Chilly weather hasn't killed it, only moved it from the remote middle part of the bay—Everglades National Park—toward the populated islands. Each night at the fishing docks, backcountry guides grimly exchange information on the movement of the algae; on some days it's a challenge to find clear water.
The cloudy bloom not only looks like sewage, it blocks out vital sunlight, causing marine life to flee or perish. Sponges are dying by thousands—clots of them can be found bobbing in the algae. That's bad news for future lobster harvests; the juvenile crustaceans require healthy sponges for food and protection.
Even more alarming is that strong winter winds have pushed broad streaks of the algae out of the bay through the Keys bridges, into the Atlantic. The offshore reefs, already imperiled, could suffocate if the microbic crud thickens.
Imagine what would happen to the boating, diving and fishing—in other words, the entire Keys economy. Disaster is the only word for it, like an oil spill that won't go away.
This weekend the nation's top environmental groups are gathered in Tallahassee for the annual Everglades Coalition. The task is to devise a way to remap South Florida's plumbing to repair the Everglades.
Incredibly, it's the first time that the agenda includes a serious scientific discussion of the fate of Florida Bay. Pray that it's not too late.
Douglas would trade medal for preserved Glades
December 2, 1993
A bone-numbing north wind blew across the breadth of Everglades early this week. At the farthest tip, near Cape Sable, the sky flashed with wild birds: herons, curlews, ibises, blue egrets, white pelicans, sandpipers and a few roseate spoonbills.
They swarmed to the mud banks and oyster beds as the tide ran out, diving, wading, and wheeling overhead in such numbers that one could hardly imagine the place is dying. It is.
A long way off, an amazing woman named Marjory Stoneman Douglas was sleeping at the White House as an honored guest of the first family. On Tuesday she received the Presidential Medal of Freedom for a life's work trying to preserve the Everglades.
Medallions are nice, but Mrs. Douglas probably would trade hers in an instant for one solid promise from Mr. Clinton.

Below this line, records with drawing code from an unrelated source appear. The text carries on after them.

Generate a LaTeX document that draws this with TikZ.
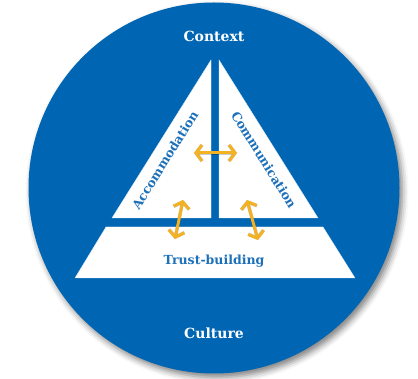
\documentclass[tikz,border=0pt]{standalone}
\usepackage{fontspec}
\setmainfont{DejaVu Serif}
\usetikzlibrary{arrows.meta,shadows.blur}
\definecolor{cblue}{RGB}{0,102,179}
\definecolor{tblue}{RGB}{28,112,185}
\definecolor{corange}{RGB}{242,178,36}
\tikzset{
  piece/.style={fill=white,draw=white!85!cblue,line width=0.4pt},
  lbl/.style={font=\bfseries\fontsize{#1}{#1}\selectfont,inner sep=0pt},
  twoway/.style={draw=corange,line width=3pt,line join=round,
    {Straight Barb[length=6pt,width=16pt,line width=3pt]}-{Straight Barb[length=6pt,width=16pt,line width=3pt]}},
  twowayshadow/.style={draw=black,opacity=0.2,line width=3.5pt,
    {Straight Barb[length=6pt,width=16pt,line width=3.5pt]}-{Straight Barb[length=6pt,width=16pt,line width=3.5pt]}}
}
\begin{document}
\begin{tikzpicture}[x=1pt,y=-1pt]
\useasboundingbox (0,0) rectangle (418,379);
% disc
\node[circle,minimum size=371pt,inner sep=0pt,fill=cblue,
  blur shadow={shadow xshift=3pt,shadow yshift=-4pt,shadow blur radius=6pt,shadow opacity=50}]
  (disc) at (214,188) {};
% pieces
\path[piece] (112,218) -- (211,60) -- (211,218) -- cycle;
\path[piece] (219,218) -- (219,60) -- (318,218) -- cycle;
\path[piece] (106,227) -- (323,227) -- (355,278) -- (75,278) -- cycle;
% labels
\node[lbl=14,text=white] (context) at (214,36) {Context};
\node[lbl=14,text=white] (culture) at (214,333) {Culture};
\node[lbl=12.5,text=tblue] (trust) at (214,261) {Trust-building};
\node[lbl=12.5,text=tblue,rotate=58] (accom) at (165,160) {Accommodation};
\node[lbl=12.5,text=tblue,rotate=-58] (comm) at (264,160) {Communication};
% arrow anchors
\coordinate (h1) at (194,153);
\coordinate (h2) at (237,153);
\coordinate (l1) at (183,200);
\coordinate (l2) at (175,239);
\coordinate (r1) at (247,200);
\coordinate (r2) at (258,240);
% shadows of arrows
\begin{scope}[xshift=3pt,yshift=-3pt]
\draw[twowayshadow] (h1) -- (h2);
\draw[twowayshadow] (l1) -- (l2);
\draw[twowayshadow] (r1) -- (r2);
\end{scope}
\draw[twoway] (h1) -- (h2);
\draw[twoway] (l1) -- (l2);
\draw[twoway] (r1) -- (r2);
\end{tikzpicture}
\end{document}
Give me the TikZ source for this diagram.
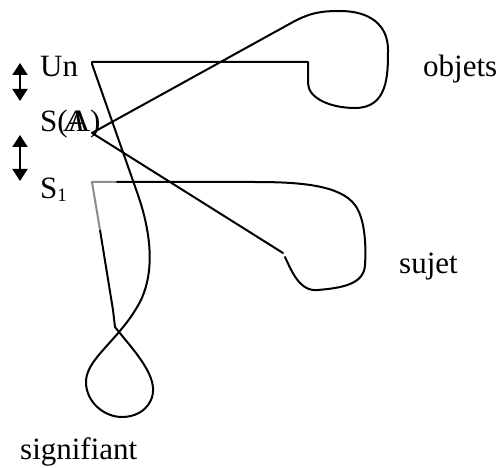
\documentclass[tikz,border=0pt]{standalone}
\usepackage{fontspec}
\setmainfont{Liberation Serif}
\usetikzlibrary{arrows.meta}
\begin{document}
\begin{tikzpicture}[x=1pt,y=-1pt,
  lbl/.style={anchor=base west,inner sep=0pt,font=\fontsize{31}{36}\selectfont},
  curve/.style={line width=2pt,line join=round,line cap=round},
  greyline/.style={line width=2pt,line join=round,draw=black!45},
  dbl/.style={line width=2pt,{Triangle[width=15pt,length=12pt]}-{Triangle[width=15pt,length=12pt]}}]
\useasboundingbox (0,0) rectangle (501,468);
% labels
\node[lbl] (un) at (40,77) {Un};
\node[lbl] (sa) at (40,132) {S(\makebox[0pt][l]{\hspace{-3pt}\itshape A}A)};
\node[lbl] (s1) at (40,198) {S\raisebox{-3pt}{\fontsize{19}{19}\selectfont 1}};
\node[lbl] (obj) at (423,77) {objets};
\node[lbl] (suj) at (399,273) {sujet};
\node[lbl] (sig) at (20,459) {signifiant};
% double arrows
\coordinate (a1t) at (20,63); \coordinate (a1b) at (20,101);
\coordinate (a2t) at (20,135); \coordinate (a2b) at (20,181);
\draw[dbl] (a1t) -- (a1b);
\draw[dbl] (a2t) -- (a2b);
% key points
\coordinate (UnC) at (92,62);
\coordinate (SAv) at (92,133);
\coordinate (S1c) at (92,182);
\coordinate (X) at (119,332);
% Un / objets / S(A) / sujet-end path
\draw[curve] (283,253) -- (SAv) -- (293,22)
  .. controls (310,13) and (320,11) .. (340,11)
  .. controls (370,11) and (388,25) .. (388,50)
  .. controls (388,75) and (388,108) .. (355,108)
  .. controls (330,108) and (308,98) .. (308,83)
  -- (308,62) -- (UnC) -- (92,64) -- (138,195)
  .. controls (150,230) and (156,270) .. (140,302)
  .. controls (133,315) and (125,325) .. (X)
  .. controls (104,350) and (86,365) .. (86,382)
  .. controls (86,402) and (104,417) .. (122,417)
  .. controls (140,417) and (154,405) .. (153,388)
  .. controls (152,370) and (132,348) .. (X)
  -- (115,327) -- (113,310) -- (100,230);
% S1 grey corner
\draw[greyline] (100,230) -- (S1c) -- (117,182);
% sujet blob
\draw[curve] (117,182) -- (255,182)
  .. controls (300,182) and (340,185) .. (355,205)
  .. controls (366,220) and (366,250) .. (365,265)
  .. controls (364,285) and (340,288) .. (318,290)
  .. controls (300,292) and (292,272) .. (285,257);
\end{tikzpicture}
\end{document}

Water is what the Everglades needs—a restored flow, streaming pure from Lake Okeechobee to Florida Bay.The way it was 103 years ago, when Marjory Stoneman Douglas was born.
That any of her Everglades remains untouched is the miracle. What Mrs. Douglas and her colleagues accomplished will never be done again. Not a chance.
Look at a map. The entire southwest thumb of Florida is a park—2,300 square miles that can't be malled, dredged, subdivided or plowed into golf courses. President Harry Truman made it official in 1947, the same year that Mrs. Douglas came out with her masterpiece, River of Gross.
Originally the park was 460,000 acres, a small piece of the total Everglades.The remainder was to be channelized by the Army Corps with the unabashed mission of conquest. In 1950 the park doubled its size, and has since grown to 1.5 million acres.
Saving so much raw real estate from the clutches of banks, developers, and speculators would be impossible today. Even if such a vast spread existed, the forces of greed would never surrender it for preservation.
The creation of Everglades National Park culminated a crusade that began in 1927, when Mrs. Douglas was just one voice on a local committee pushing for it. She admits that she knew "next to nothing" about the Everglades. When she started researching her book, she'd visited the place only a few times.
Today she is its patron saint. Ironically, her highest honor comes when her beloved Everglades is most imperiled. Although it can't be paved, it is being starved. Man-made canals with man-made faucets govern the ebb of its lifeblood; decisions rest with bureaucrats sympathetic to special interests.